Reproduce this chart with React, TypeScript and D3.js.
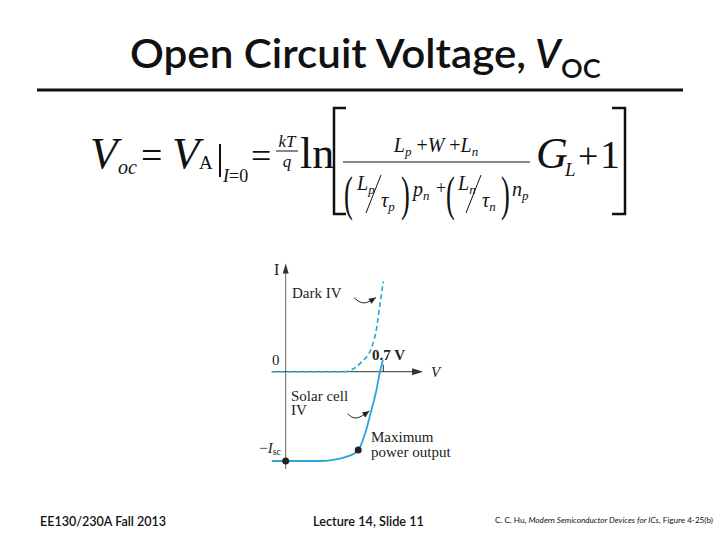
import React from "react";
import { scaleLinear, line, curveMonotoneX, curveBasis } from "d3";

const width = 720;
const height = 540;

const curveColor = "#2aa6d6";
const axisColor = "#666";
const serif = "'Liberation Serif', 'Times New Roman', serif";
const sans = "Lato, 'Open Sans', sans-serif";

// chart data, volts vs normalised current (I / Isc)
const darkV = [-0.1, 0.42, 0.47, 0.545, 0.616, 0.652, 0.676, 0.7];
const darkI = [0, 0, 0.02, 0.11, 0.27, 0.49, 0.75, 1.01];

const solarV = [-0.1, 0.25, 0.33, 0.42, 0.52, 0.57, 0.61, 0.65, 0.676, 0.697];
const solarI = [-1, -1, -0.99, -0.96, -0.88, -0.69, -0.46, -0.21, 0, 0.13];

const vocTick = 0.7;
const vocLabel = "0.7 V";
const maxPowerV = 0.52;
const maxPowerI = -0.877;
const iscV = 0;
const iscI = -1;

// small curved annotation arrows, in data units
const darkArrowV = [0.49, 0.556, 0.647];
const darkArrowI = [0.83, 0.74, 0.83];
const solarArrowV = [0.445, 0.5, 0.6];
const solarArrowI = [-0.47, -0.55, -0.44];

const vAxisExtent = [-0.1, 0.985];
const iAxisExtent = [-1.09, 1.19];

const zip = (xs: number[], ys: number[]) => xs.map((x, i) => [x, ys[i]] as [number, number]);

const xScale = scaleLinear().domain([0, 0.7]).range([285.7, 383.3]);
const yScale = scaleLinear().domain([-1, 0]).range([461, 371.7]);

const IVChart = () => {
  const lineGen = line<[number, number]>()
    .x((d) => xScale(d[0]))
    .y((d) => yScale(d[1]))
    .curve(curveMonotoneX);
  const arrowGen = line<[number, number]>()
    .x((d) => xScale(d[0]))
    .y((d) => yScale(d[1]))
    .curve(curveBasis);

  const x0 = xScale(0);
  const y0 = yScale(0);
  const vEnd = xScale(vAxisExtent[1]);
  const iTop = yScale(iAxisExtent[1]);

  const arrowHead = (vs: number[], is: number[]) => {
    const n = vs.length - 1;
    const ex = xScale(vs[n]);
    const ey = yScale(is[n]);
    const px = xScale(vs[n - 1]);
    const py = yScale(is[n - 1]);
    const a = Math.atan2(ey - py, ex - px);
    const l = 7;
    const w = 3;
    const bx = ex - l * Math.cos(a);
    const by = ey - l * Math.sin(a);
    return `M${ex},${ey} L${bx + w * Math.sin(a)},${by - w * Math.cos(a)} L${bx - w * Math.sin(a)},${by + w * Math.cos(a)} Z`;
  };

  return (
    <g>
      {/* I axis */}
      <line x1={x0} x2={x0} y1={yScale(iAxisExtent[0])} y2={iTop + 6} stroke={axisColor} strokeWidth={1} />
      <path d={`M${x0},${iTop - 2} L${x0 - 3},${iTop + 8} L${x0 + 3},${iTop + 8} Z`} fill="#333" />
      {/* V axis */}
      <line x1={xScale(vAxisExtent[0])} x2={vEnd - 6} y1={y0} y2={y0} stroke="#333" strokeWidth={1} />
      <path d={`M${vEnd},${y0} L${vEnd - 11},${y0 - 3.5} L${vEnd - 11},${y0 + 3.5} Z`} fill="#333" />
      <line x1={xScale(vocTick)} x2={xScale(vocTick)} y1={y0} y2={y0 - 7} stroke="#333" strokeWidth={1} />

      <path d={lineGen(zip(darkV, darkI)) || ""} fill="none" stroke={curveColor} strokeWidth={1.6} strokeDasharray="5,3" />
      <path d={lineGen(zip(solarV, solarI)) || ""} fill="none" stroke={curveColor} strokeWidth={1.8} />

      <circle cx={xScale(maxPowerV)} cy={yScale(maxPowerI)} r={3.5} fill="#222" />
      <circle cx={xScale(iscV)} cy={yScale(iscI)} r={3.5} fill="#222" />

      <path d={arrowGen(zip(darkArrowV, darkArrowI)) || ""} fill="none" stroke="#222" strokeWidth={1} />
      <path d={arrowHead(darkArrowV, darkArrowI)} fill="#222" />
      <path d={arrowGen(zip(solarArrowV, solarArrowI)) || ""} fill="none" stroke="#222" strokeWidth={1} />
      <path d={arrowHead(solarArrowV, solarArrowI)} fill="#222" />

      <g fontFamily={serif} fontSize={15} fill="#222">
        <text x={274} y={275} fontSize={16}>I</text>
        <text x={272} y={365}>0</text>
        <text x={372} y={360} fontWeight="bold">{vocLabel}</text>
        <text x={431} y={377} fontStyle="italic">V</text>
        <text x={292} y={298}>Dark IV</text>
        <text x={291} y={401}>Solar cell</text>
        <text x={291} y={415}>IV</text>
        <text x={371} y={442}>Maximum</text>
        <text x={371} y={457}>power output</text>
        <text x={281} y={453} textAnchor="end">
          <tspan>−</tspan>
          <tspan fontStyle="italic">I</tspan>
          <tspan fontSize={10} dy={2}>sc</tspan>
        </text>
      </g>
    </g>
  );
};

const Equation = () => (
  <g fontFamily={serif} fill="#111">
    <text x={90} y={168} fontSize={45} fontStyle="italic">V</text>
    <text x={118} y={174} fontSize={20} fontStyle="italic">oc</text>
    <text x={141} y={168} fontSize={38}>=</text>
    <text x={172} y={168} fontSize={45} fontStyle="italic">V</text>
    <text x={199} y={169} fontSize={19}>A</text>
    <line x1={220} x2={220} y1={144} y2={177} stroke="#111" strokeWidth={2} />
    <text x={223} y={182} fontSize={18}>
      <tspan fontStyle="italic">I</tspan>
      <tspan>=0</tspan>
    </text>
    <text x={251} y={168} fontSize={36}>=</text>
    <text x={287} y={147} fontSize={17} fontStyle="italic" textAnchor="middle">kT</text>
    <line x1={276} x2={298} y1={151} y2={151} stroke="#111" strokeWidth={1} />
    <text x={287} y={167} fontSize={17} fontStyle="italic" textAnchor="middle">q</text>
    <text x={300} y={168} fontSize={44}>ln</text>

    {/* brackets */}
    <path d="M346,108 L334,108 L334,214 L346,214" fill="none" stroke="#111" strokeWidth={2.5} />
    <path d="M612,108 L625,108 L625,214 L612,214" fill="none" stroke="#111" strokeWidth={2.5} />

    {/* numerator */}
    <text x={436} y={152} fontSize={20} textAnchor="middle">
      <tspan fontStyle="italic">L</tspan>
      <tspan fontStyle="italic" fontSize={13} dy={4}>p</tspan>
      <tspan dy={-4}> +</tspan>
      <tspan fontStyle="italic">W</tspan>
      <tspan> +</tspan>
      <tspan fontStyle="italic">L</tspan>
      <tspan fontStyle="italic" fontSize={13} dy={4}>n</tspan>
    </text>
    <line x1={343} x2={530} y1={162} y2={162} stroke="#111" strokeWidth={1} />

    {/* denominator */}
    <g fontSize={20} fontStyle="italic">
      <text x={344} y={210} fontSize={48} fontStyle="normal" transform="translate(344,0) scale(0.55,1) translate(-344,0)">(</text>
      <text x={357} y={190}>L<tspan fontSize={13} dy={4}>p</tspan></text>
      <line x1={381} x2={366} y1={175} y2={213} stroke="#111" strokeWidth={1} />
      <text x={381} y={207}>τ<tspan fontSize={13} dy={4}>p</tspan></text>
      <text x={401} y={210} fontSize={48} fontStyle="normal" transform="translate(401,0) scale(0.55,1) translate(-401,0)">)</text>
      <text x={413} y={196}>p<tspan fontSize={13} dy={4}>n</tspan></text>
      <text x={436} y={194} fontStyle="normal" fontSize={18}>+</text>
      <text x={446} y={210} fontSize={48} fontStyle="normal" transform="translate(446,0) scale(0.55,1) translate(-446,0)">(</text>
      <text x={458} y={190}>L<tspan fontSize={13} dy={4}>n</tspan></text>
      <line x1={481} x2={466} y1={175} y2={213} stroke="#111" strokeWidth={1} />
      <text x={482} y={207}>τ<tspan fontSize={13} dy={4}>n</tspan></text>
      <text x={501} y={210} fontSize={48} fontStyle="normal" transform="translate(501,0) scale(0.55,1) translate(-501,0)">)</text>
      <text x={512} y={196}>n<tspan fontSize={13} dy={4}>p</tspan></text>
    </g>

    <text x={536} y={168} fontSize={44} fontStyle="italic">G</text>
    <text x={565} y={176} fontSize={19} fontStyle="italic">L</text>
    <text x={578} y={168} fontSize={36}>+</text>
    <text x={600} y={168} fontSize={40}>1</text>
  </g>
);

export default function App() {
  return (
    <svg
      width={width}
      height={height}
      style={{ position: "absolute", left: 0, top: 0, background: "#fff" }}
    >
      <rect width={width} height={height} fill="#fff" />
      <g fontFamily={sans} fill="#111">
        <text x={130} y={68} fontSize={40} fontWeight={600} textLength={396} lengthAdjust="spacingAndGlyphs">
          Open Circuit Voltage,
        </text>
        <text x={535} y={68} fontSize={40} fontWeight={600} fontStyle="italic">V</text>
        <text x={561} y={78} fontSize={27} fontWeight={600}>OC</text>
      </g>
      <line x1={37} x2={683} y1={90} y2={90} stroke="#111" strokeWidth={3} />

      <Equation />
      <IVChart />

      <g fontFamily={sans} fill="#111">
        <text x={40} y={526} fontSize={13} fontWeight={600} textLength={126} lengthAdjust="spacingAndGlyphs">EE130/230A Fall 2013</text>
        <text x={313} y={526} fontSize={13} fontWeight={600} textLength={111} lengthAdjust="spacingAndGlyphs">Lecture 14, Slide 11</text>
        <text x={495} y={523} fontSize={7.5} textLength={218} lengthAdjust="spacingAndGlyphs">
          C. C. Hu, <tspan fontStyle="italic">Modern Semiconductor Devices for ICs</tspan>, Figure 4-25(b)
        </text>
      </g>
    </svg>
  );
}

== == ==

# EXERCISE AIM:
Would you reproduce the lines above, from the very first through the line containing "const iscI = -1;", exactly and without the pictures?

# TASK RESULT:
Reproduce this chart with React, TypeScript and D3.js.
import React from "react";
import { scaleLinear, line, curveMonotoneX, curveBasis } from "d3";

const width = 720;
const height = 540;

const curveColor = "#2aa6d6";
const axisColor = "#666";
const serif = "'Liberation Serif', 'Times New Roman', serif";
const sans = "Lato, 'Open Sans', sans-serif";

// chart data, volts vs normalised current (I / Isc)
const darkV = [-0.1, 0.42, 0.47, 0.545, 0.616, 0.652, 0.676, 0.7];
const darkI = [0, 0, 0.02, 0.11, 0.27, 0.49, 0.75, 1.01];

const solarV = [-0.1, 0.25, 0.33, 0.42, 0.52, 0.57, 0.61, 0.65, 0.676, 0.697];
const solarI = [-1, -1, -0.99, -0.96, -0.88, -0.69, -0.46, -0.21, 0, 0.13];

const vocTick = 0.7;
const vocLabel = "0.7 V";
const maxPowerV = 0.52;
const maxPowerI = -0.877;
const iscV = 0;
const iscI = -1;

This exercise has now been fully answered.